[start]
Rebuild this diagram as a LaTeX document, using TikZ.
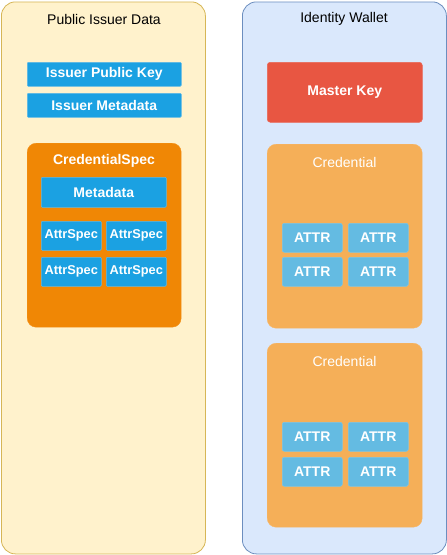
\documentclass[tikz,border=0pt]{standalone}
\usepackage{fontspec}
\setmainfont{Liberation Sans}
\definecolor{leftfill}{HTML}{FFF2CC}
\definecolor{leftdraw}{HTML}{D6B656}
\definecolor{rightfill}{HTML}{DAE8FC}
\definecolor{rightdraw}{HTML}{6C8EBF}
\definecolor{bluebox}{HTML}{1BA1E2}
\definecolor{blueedge}{HTML}{5DB8E6}
\definecolor{specorange}{HTML}{F08705}
\definecolor{masterred}{HTML}{E85642}
\definecolor{credorange}{HTML}{F5AF58}
\definecolor{attrblue}{HTML}{64BBE2}
\begin{document}
\begin{tikzpicture}[x=1pt,y=-1pt,
  container/.style={line width=0.8pt, rounded corners=14pt, anchor=north west, inner sep=0pt},
  boxbase/.style={anchor=north west, inner sep=0pt, text=white, font=\bfseries\fontsize{14}{16}\selectfont},
  bluekey/.style={boxbase, fill=bluebox, draw=blueedge, line width=0.5pt, rounded corners=1pt},
  attrspec/.style={bluekey, font=\bfseries\fontsize{12.8}{15}\selectfont},
  attrbox/.style={boxbase, font=\fontsize{14}{16}\selectfont\bfseries, fill=attrblue, draw=attrblue!85!white, line width=0.5pt, rounded corners=2pt},
  title/.style={font=\fontsize{14}{16}\selectfont, text=black},
  wtitle/.style={font=\fontsize{14}{16}\selectfont, text=white}
]
\useasboundingbox (0,0) rectangle (447,555);
% containers
\node[container, draw=leftdraw, fill=leftfill, minimum width=204, minimum height=552] (left) at (1,1.5) {};
\node[container, draw=rightdraw, fill=rightfill, minimum width=204, minimum height=552] (right) at (242,1.5) {};
\node[title] (lefttitle) at (104,19) {Public Issuer Data};
\node[title] (righttitle) at (344,19) {Identity Wallet};
% left content
\node[bluekey, minimum width=154, minimum height=24] (ipk) at (27,62) {Issuer Public Key};
\node[bluekey, minimum width=154, minimum height=24] (imd) at (27,93) {Issuer Metadata};
\node[anchor=north west, inner sep=0pt, fill=specorange, draw=specorange!90!white, rounded corners=9pt, minimum width=154, minimum height=184] (spec) at (27,143) {};
\node[wtitle, font=\bfseries\fontsize{14}{16}\selectfont] (spectitle) at (104,161) {CredentialSpec};
\node[bluekey, minimum width=125, minimum height=30] (meta) at (41,177) {Metadata};
\node[attrspec, minimum width=60, minimum height=29] (as1) at (41,221) {AttrSpec};
\node[attrspec, minimum width=60, minimum height=29] (as2) at (106,221) {AttrSpec};
\node[attrspec, minimum width=60, minimum height=29] (as3) at (41,257) {AttrSpec};
\node[attrspec, minimum width=60, minimum height=29] (as4) at (106,257) {AttrSpec};
% right content
\node[boxbase, fill=masterred, draw=masterred!90!white, line width=0.5pt, rounded corners=3pt, minimum width=155, minimum height=60] (master) at (267,62) {Master Key};
\node[anchor=north west, inner sep=0pt, fill=credorange, draw=credorange!90!white, rounded corners=9pt, minimum width=155, minimum height=184] (cred1) at (267,144) {};
\node[wtitle] (cred1title) at (344.5,162) {Credential};
\node[attrbox, minimum width=60, minimum height=29] (a11) at (282,223) {ATTR};
\node[attrbox, minimum width=60, minimum height=29] (a12) at (348,223) {ATTR};
\node[attrbox, minimum width=60, minimum height=29] (a13) at (282,257) {ATTR};
\node[attrbox, minimum width=60, minimum height=29] (a14) at (348,257) {ATTR};
\node[anchor=north west, inner sep=0pt, fill=credorange, draw=credorange!90!white, rounded corners=9pt, minimum width=155, minimum height=184] (cred2) at (267,343) {};
\node[wtitle] (cred2title) at (344.5,361) {Credential};
\node[attrbox, minimum width=60, minimum height=29] (a21) at (282,422) {ATTR};
\node[attrbox, minimum width=60, minimum height=29] (a22) at (348,422) {ATTR};
\node[attrbox, minimum width=60, minimum height=29] (a23) at (282,457) {ATTR};
\node[attrbox, minimum width=60, minimum height=29] (a24) at (348,457) {ATTR};
\end{tikzpicture}
\end{document}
[end]
Without the pictures, write out all of the material exactly.

Rebuild this diagram as a LaTeX document, using TikZ.
\documentclass[tikz,border=0pt]{standalone}
\usepackage{fontspec}
\setmainfont{Liberation Sans}
\definecolor{leftfill}{HTML}{FFF2CC}
\definecolor{leftdraw}{HTML}{D6B656}
\definecolor{rightfill}{HTML}{DAE8FC}
\definecolor{rightdraw}{HTML}{6C8EBF}
\definecolor{bluebox}{HTML}{1BA1E2}
\definecolor{blueedge}{HTML}{5DB8E6}
\definecolor{specorange}{HTML}{F08705}
\definecolor{masterred}{HTML}{E85642}
\definecolor{credorange}{HTML}{F5AF58}
\definecolor{attrblue}{HTML}{64BBE2}
\begin{document}
\begin{tikzpicture}[x=1pt,y=-1pt,
  container/.style={line width=0.8pt, rounded corners=14pt, anchor=north west, inner sep=0pt},
  boxbase/.style={anchor=north west, inner sep=0pt, text=white, font=\bfseries\fontsize{14}{16}\selectfont},
  bluekey/.style={boxbase, fill=bluebox, draw=blueedge, line width=0.5pt, rounded corners=1pt},
  attrspec/.style={bluekey, font=\bfseries\fontsize{12.8}{15}\selectfont},
  attrbox/.style={boxbase, font=\fontsize{14}{16}\selectfont\bfseries, fill=attrblue, draw=attrblue!85!white, line width=0.5pt, rounded corners=2pt},
  title/.style={font=\fontsize{14}{16}\selectfont, text=black},
  wtitle/.style={font=\fontsize{14}{16}\selectfont, text=white}
]
\useasboundingbox (0,0) rectangle (447,555);
% containers
\node[container, draw=leftdraw, fill=leftfill, minimum width=204, minimum height=552] (left) at (1,1.5) {};
\node[container, draw=rightdraw, fill=rightfill, minimum width=204, minimum height=552] (right) at (242,1.5) {};
\node[title] (lefttitle) at (104,19) {Public Issuer Data};
\node[title] (righttitle) at (344,19) {Identity Wallet};
% left content
\node[bluekey, minimum width=154, minimum height=24] (ipk) at (27,62) {Issuer Public Key};
\node[bluekey, minimum width=154, minimum height=24] (imd) at (27,93) {Issuer Metadata};
\node[anchor=north west, inner sep=0pt, fill=specorange, draw=specorange!90!white, rounded corners=9pt, minimum width=154, minimum height=184] (spec) at (27,143) {};
\node[wtitle, font=\bfseries\fontsize{14}{16}\selectfont] (spectitle) at (104,161) {CredentialSpec};
\node[bluekey, minimum width=125, minimum height=30] (meta) at (41,177) {Metadata};
\node[attrspec, minimum width=60, minimum height=29] (as1) at (41,221) {AttrSpec};
\node[attrspec, minimum width=60, minimum height=29] (as2) at (106,221) {AttrSpec};
\node[attrspec, minimum width=60, minimum height=29] (as3) at (41,257) {AttrSpec};
\node[attrspec, minimum width=60, minimum height=29] (as4) at (106,257) {AttrSpec};
% right content
\node[boxbase, fill=masterred, draw=masterred!90!white, line width=0.5pt, rounded corners=3pt, minimum width=155, minimum height=60] (master) at (267,62) {Master Key};
\node[anchor=north west, inner sep=0pt, fill=credorange, draw=credorange!90!white, rounded corners=9pt, minimum width=155, minimum height=184] (cred1) at (267,144) {};
\node[wtitle] (cred1title) at (344.5,162) {Credential};
\node[attrbox, minimum width=60, minimum height=29] (a11) at (282,223) {ATTR};
\node[attrbox, minimum width=60, minimum height=29] (a12) at (348,223) {ATTR};
\node[attrbox, minimum width=60, minimum height=29] (a13) at (282,257) {ATTR};
\node[attrbox, minimum width=60, minimum height=29] (a14) at (348,257) {ATTR};
\node[anchor=north west, inner sep=0pt, fill=credorange, draw=credorange!90!white, rounded corners=9pt, minimum width=155, minimum height=184] (cred2) at (267,343) {};
\node[wtitle] (cred2title) at (344.5,361) {Credential};
\node[attrbox, minimum width=60, minimum height=29] (a21) at (282,422) {ATTR};
\node[attrbox, minimum width=60, minimum height=29] (a22) at (348,422) {ATTR};
\node[attrbox, minimum width=60, minimum height=29] (a23) at (282,457) {ATTR};
\node[attrbox, minimum width=60, minimum height=29] (a24) at (348,457) {ATTR};
\end{tikzpicture}
\end{document}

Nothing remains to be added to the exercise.